Report how many lines in the records hold the string "image"; give the number and nothing else.

* [Given records]
····················
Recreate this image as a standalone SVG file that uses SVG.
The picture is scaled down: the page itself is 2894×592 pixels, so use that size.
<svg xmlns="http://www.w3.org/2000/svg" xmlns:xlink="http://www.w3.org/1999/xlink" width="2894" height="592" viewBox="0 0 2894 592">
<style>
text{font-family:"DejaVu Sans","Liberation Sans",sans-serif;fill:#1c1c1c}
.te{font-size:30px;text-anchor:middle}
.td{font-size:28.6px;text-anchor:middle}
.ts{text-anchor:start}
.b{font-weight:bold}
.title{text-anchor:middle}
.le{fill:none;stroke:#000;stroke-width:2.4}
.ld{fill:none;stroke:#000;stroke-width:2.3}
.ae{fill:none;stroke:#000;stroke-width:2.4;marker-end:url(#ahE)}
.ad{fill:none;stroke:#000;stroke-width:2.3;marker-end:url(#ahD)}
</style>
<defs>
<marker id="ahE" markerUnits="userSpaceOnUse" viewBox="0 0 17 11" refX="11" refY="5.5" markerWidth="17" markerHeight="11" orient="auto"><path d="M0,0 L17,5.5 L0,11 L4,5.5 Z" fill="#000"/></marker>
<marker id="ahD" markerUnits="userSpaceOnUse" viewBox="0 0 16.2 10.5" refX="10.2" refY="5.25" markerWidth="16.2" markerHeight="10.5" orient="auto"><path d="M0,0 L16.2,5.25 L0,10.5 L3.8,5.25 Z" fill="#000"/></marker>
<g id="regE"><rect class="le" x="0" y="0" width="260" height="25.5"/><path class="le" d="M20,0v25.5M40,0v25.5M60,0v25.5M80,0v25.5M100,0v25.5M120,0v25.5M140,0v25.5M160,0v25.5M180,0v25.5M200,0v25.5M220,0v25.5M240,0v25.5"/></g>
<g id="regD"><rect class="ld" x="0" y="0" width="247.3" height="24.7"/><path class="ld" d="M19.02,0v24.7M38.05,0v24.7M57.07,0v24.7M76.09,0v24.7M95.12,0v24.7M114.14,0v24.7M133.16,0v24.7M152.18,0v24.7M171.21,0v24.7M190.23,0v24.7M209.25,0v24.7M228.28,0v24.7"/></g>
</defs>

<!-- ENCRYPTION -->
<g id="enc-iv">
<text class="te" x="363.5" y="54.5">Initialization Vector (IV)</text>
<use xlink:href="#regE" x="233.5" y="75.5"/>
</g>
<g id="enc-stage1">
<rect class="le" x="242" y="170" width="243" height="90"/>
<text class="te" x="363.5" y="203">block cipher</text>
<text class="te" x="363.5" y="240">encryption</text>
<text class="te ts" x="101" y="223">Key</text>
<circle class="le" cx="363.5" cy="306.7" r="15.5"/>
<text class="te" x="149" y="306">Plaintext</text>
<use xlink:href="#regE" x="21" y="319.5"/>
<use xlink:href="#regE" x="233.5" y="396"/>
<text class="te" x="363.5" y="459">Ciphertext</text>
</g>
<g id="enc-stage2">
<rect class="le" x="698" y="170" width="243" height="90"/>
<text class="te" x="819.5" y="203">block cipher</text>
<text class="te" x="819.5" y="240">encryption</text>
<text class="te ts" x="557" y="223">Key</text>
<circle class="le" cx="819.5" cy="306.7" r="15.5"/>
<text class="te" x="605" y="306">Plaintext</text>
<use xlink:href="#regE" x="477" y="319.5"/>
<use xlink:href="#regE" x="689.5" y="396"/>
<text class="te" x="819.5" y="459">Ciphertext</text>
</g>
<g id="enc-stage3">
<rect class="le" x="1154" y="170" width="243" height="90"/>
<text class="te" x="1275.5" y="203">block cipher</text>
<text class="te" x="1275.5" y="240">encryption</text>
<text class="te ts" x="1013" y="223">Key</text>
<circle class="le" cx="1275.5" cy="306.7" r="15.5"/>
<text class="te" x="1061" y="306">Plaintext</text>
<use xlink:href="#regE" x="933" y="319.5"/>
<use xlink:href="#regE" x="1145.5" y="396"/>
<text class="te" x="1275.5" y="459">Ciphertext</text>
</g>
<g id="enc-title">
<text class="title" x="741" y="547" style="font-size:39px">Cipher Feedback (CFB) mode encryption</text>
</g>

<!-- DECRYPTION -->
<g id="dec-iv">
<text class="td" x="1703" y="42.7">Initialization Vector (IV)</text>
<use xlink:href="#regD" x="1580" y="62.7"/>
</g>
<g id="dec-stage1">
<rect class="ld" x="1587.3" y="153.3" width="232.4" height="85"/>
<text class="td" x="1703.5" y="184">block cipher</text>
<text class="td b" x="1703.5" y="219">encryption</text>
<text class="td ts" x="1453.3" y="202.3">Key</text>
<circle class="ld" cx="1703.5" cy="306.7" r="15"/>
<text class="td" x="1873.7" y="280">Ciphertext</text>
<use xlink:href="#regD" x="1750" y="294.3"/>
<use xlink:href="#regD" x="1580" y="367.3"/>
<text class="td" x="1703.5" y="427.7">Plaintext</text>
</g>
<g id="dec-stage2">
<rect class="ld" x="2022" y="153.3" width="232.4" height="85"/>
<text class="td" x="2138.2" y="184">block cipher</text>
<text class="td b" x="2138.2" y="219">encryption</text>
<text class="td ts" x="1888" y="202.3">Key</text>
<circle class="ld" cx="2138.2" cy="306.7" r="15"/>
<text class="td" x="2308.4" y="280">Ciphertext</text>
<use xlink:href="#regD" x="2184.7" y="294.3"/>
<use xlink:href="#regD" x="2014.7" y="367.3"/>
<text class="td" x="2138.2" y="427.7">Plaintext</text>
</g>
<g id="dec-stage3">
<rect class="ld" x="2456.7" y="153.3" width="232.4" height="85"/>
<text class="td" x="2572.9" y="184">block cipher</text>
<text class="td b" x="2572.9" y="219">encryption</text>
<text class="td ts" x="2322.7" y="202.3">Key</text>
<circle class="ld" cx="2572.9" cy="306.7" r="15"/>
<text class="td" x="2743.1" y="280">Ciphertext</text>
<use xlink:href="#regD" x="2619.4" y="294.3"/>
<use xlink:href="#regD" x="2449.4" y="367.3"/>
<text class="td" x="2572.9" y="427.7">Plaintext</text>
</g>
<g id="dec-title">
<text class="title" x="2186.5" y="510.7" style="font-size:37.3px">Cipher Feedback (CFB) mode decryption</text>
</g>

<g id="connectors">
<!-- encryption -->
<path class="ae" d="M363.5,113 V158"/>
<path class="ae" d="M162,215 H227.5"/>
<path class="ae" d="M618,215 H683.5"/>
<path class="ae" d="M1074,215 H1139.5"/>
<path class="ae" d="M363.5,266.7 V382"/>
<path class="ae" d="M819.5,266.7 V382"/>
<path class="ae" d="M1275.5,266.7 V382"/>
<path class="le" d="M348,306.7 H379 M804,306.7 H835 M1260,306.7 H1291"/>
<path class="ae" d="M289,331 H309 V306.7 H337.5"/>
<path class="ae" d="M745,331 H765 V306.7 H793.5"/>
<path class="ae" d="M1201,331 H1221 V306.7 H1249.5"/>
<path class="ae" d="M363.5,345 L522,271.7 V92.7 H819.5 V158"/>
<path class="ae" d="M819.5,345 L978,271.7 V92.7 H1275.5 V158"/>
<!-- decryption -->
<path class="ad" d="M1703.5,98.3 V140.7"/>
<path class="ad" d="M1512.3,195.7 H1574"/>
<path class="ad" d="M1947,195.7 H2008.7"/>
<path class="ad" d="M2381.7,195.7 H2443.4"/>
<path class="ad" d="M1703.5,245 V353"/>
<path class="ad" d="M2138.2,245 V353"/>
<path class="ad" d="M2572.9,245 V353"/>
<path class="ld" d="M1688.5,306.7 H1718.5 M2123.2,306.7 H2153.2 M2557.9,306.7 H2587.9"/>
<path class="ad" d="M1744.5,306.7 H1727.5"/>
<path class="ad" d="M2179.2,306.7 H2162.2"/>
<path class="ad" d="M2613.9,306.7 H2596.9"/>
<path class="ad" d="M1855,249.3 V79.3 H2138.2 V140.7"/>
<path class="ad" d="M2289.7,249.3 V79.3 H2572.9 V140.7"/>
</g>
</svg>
····················
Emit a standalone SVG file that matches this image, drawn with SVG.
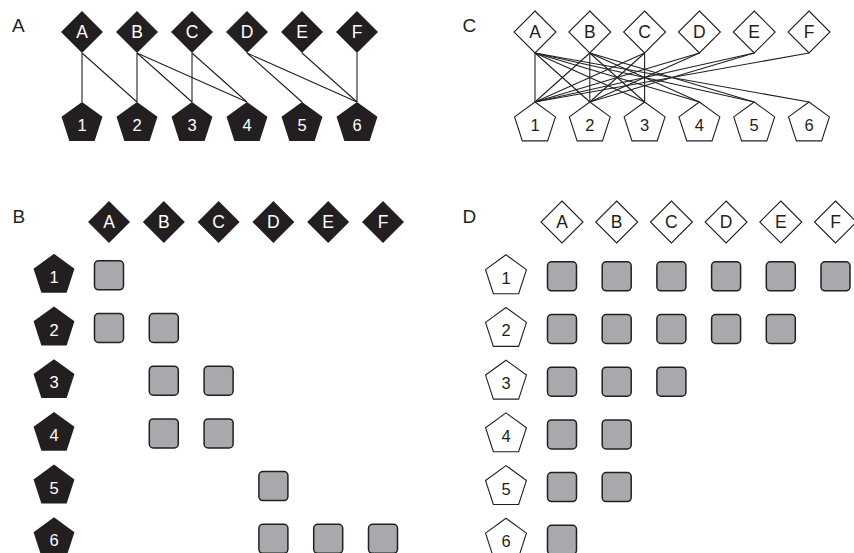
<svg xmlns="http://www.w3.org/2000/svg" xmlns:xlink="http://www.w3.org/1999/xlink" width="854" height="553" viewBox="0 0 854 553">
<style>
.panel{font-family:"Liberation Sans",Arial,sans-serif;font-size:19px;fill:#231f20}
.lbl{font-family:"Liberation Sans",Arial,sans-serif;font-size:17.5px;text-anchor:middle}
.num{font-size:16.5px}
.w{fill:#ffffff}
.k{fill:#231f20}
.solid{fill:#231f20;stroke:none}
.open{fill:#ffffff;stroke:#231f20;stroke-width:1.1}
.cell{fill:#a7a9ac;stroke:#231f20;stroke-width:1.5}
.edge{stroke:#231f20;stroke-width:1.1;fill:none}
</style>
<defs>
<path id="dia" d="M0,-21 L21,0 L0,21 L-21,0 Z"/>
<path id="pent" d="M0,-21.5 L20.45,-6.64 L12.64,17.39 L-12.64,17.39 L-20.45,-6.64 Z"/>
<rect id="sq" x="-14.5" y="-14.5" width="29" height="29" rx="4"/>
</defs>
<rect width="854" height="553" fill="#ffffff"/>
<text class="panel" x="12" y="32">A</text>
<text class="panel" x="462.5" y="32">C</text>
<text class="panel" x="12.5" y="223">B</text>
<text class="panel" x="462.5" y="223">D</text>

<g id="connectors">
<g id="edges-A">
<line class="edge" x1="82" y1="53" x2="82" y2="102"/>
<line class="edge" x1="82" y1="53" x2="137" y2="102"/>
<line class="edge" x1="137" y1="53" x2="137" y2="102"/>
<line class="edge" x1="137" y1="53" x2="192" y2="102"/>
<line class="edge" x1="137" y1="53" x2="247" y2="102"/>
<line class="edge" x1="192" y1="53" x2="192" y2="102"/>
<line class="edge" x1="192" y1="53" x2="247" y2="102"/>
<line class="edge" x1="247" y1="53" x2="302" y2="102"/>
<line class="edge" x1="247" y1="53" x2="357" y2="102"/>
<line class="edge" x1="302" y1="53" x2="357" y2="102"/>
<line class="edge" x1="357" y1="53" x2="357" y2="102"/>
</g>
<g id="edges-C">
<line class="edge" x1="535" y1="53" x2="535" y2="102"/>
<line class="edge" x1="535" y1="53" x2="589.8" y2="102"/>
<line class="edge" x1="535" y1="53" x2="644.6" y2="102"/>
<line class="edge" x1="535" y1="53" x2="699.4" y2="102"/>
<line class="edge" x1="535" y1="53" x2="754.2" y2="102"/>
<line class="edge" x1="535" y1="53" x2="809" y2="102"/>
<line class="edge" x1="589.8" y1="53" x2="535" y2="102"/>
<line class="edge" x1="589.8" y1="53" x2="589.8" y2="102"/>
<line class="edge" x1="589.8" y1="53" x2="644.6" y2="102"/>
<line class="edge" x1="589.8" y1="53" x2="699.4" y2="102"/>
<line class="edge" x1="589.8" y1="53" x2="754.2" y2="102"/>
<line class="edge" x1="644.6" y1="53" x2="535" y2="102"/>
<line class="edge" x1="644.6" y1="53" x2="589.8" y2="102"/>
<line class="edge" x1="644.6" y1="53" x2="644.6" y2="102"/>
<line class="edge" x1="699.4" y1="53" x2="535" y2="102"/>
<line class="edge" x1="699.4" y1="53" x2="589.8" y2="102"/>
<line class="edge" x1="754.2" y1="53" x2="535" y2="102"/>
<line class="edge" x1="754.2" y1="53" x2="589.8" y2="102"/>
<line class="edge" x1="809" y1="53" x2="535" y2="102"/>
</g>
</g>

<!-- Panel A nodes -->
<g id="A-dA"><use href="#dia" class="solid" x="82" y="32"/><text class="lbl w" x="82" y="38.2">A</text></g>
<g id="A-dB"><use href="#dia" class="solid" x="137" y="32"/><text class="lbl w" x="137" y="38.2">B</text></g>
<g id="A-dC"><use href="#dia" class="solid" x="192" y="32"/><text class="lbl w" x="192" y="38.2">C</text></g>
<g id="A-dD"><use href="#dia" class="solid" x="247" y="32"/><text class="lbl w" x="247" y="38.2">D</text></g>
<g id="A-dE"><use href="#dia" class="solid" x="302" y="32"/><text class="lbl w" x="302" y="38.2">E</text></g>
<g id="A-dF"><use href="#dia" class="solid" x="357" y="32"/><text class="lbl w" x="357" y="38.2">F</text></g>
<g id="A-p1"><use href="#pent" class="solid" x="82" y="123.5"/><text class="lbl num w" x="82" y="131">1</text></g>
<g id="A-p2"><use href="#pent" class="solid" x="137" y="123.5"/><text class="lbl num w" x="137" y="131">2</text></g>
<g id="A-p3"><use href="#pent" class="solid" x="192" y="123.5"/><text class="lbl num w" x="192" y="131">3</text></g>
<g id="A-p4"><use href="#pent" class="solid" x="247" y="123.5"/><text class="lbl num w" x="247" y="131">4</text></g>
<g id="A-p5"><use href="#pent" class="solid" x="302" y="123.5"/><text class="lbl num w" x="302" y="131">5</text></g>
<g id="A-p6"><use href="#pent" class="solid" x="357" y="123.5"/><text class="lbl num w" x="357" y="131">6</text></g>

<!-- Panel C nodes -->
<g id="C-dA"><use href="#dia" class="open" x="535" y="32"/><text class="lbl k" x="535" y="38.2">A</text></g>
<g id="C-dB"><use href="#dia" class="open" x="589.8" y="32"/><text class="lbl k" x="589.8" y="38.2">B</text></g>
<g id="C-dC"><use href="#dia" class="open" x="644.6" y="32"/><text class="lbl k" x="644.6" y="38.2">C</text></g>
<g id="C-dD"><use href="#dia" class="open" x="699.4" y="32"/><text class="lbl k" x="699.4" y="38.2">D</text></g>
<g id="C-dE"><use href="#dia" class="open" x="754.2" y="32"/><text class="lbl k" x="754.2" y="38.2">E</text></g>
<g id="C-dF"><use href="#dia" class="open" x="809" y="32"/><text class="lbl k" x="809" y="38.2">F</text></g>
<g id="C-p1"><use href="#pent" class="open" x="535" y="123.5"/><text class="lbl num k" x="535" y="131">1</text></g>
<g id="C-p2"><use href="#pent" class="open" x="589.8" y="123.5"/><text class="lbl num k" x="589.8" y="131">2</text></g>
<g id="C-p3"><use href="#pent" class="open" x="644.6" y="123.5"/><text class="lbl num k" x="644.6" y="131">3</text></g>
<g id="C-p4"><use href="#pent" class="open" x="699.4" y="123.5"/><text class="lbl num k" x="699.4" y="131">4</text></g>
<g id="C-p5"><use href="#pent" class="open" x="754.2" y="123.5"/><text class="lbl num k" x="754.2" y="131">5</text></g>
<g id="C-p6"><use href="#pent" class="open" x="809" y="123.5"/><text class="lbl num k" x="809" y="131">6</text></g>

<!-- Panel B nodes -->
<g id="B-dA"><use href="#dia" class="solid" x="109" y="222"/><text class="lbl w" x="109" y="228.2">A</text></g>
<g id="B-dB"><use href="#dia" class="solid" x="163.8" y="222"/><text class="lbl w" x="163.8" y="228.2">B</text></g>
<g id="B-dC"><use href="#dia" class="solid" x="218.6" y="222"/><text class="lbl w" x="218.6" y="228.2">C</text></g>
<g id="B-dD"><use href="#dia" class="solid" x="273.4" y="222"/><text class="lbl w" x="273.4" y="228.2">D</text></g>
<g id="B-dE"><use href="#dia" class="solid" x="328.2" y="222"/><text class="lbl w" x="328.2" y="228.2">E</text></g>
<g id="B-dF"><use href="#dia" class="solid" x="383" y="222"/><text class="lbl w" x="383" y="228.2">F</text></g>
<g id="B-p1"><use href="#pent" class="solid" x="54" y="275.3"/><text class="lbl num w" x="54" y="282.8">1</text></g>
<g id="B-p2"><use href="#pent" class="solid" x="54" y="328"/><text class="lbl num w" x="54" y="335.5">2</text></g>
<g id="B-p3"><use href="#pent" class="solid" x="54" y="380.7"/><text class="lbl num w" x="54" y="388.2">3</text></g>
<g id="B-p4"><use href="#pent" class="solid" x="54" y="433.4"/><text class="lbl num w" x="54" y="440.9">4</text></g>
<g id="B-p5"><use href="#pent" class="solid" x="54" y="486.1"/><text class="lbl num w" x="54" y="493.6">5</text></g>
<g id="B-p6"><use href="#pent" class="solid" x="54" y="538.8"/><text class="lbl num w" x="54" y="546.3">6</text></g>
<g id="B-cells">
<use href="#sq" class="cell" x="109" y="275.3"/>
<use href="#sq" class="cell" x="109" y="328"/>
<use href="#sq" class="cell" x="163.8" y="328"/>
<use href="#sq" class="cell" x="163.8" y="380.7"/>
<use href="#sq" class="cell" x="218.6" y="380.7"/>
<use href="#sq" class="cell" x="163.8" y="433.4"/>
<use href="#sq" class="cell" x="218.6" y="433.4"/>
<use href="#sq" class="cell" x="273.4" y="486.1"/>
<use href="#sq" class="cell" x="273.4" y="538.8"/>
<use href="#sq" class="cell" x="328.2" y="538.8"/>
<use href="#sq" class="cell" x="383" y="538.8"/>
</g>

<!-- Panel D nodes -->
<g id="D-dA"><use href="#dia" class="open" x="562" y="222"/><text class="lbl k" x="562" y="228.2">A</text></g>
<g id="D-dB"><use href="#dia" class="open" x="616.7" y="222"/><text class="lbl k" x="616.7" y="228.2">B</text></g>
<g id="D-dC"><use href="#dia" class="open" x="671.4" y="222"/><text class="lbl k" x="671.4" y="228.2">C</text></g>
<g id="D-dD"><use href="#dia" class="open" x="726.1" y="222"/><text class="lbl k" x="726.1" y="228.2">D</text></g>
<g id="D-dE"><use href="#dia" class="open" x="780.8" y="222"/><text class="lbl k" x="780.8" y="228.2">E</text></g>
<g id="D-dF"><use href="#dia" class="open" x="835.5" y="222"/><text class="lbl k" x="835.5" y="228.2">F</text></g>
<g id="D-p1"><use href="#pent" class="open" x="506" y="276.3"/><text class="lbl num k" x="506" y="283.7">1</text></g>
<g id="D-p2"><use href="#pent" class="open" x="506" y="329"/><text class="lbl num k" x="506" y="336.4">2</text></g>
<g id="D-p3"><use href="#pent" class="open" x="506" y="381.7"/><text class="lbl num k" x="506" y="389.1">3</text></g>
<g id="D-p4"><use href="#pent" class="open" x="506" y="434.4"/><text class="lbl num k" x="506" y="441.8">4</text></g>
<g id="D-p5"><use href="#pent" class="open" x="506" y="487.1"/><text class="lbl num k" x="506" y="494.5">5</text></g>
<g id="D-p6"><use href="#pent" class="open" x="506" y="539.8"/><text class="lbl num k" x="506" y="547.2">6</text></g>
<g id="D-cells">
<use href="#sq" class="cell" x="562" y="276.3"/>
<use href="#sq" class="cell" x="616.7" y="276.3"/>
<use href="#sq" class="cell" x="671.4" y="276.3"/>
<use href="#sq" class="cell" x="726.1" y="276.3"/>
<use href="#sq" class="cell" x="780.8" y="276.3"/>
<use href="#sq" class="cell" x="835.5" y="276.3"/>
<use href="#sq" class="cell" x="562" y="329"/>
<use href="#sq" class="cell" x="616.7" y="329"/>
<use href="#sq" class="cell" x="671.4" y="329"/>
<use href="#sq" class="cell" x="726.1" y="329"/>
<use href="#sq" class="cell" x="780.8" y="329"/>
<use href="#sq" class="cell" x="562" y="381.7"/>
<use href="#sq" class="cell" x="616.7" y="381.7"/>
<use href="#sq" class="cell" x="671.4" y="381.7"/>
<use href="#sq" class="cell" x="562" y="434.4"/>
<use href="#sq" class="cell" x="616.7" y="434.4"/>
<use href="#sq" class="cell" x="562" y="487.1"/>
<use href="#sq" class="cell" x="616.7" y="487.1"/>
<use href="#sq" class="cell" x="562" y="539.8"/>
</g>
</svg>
····················
* [Solution for this problem] 2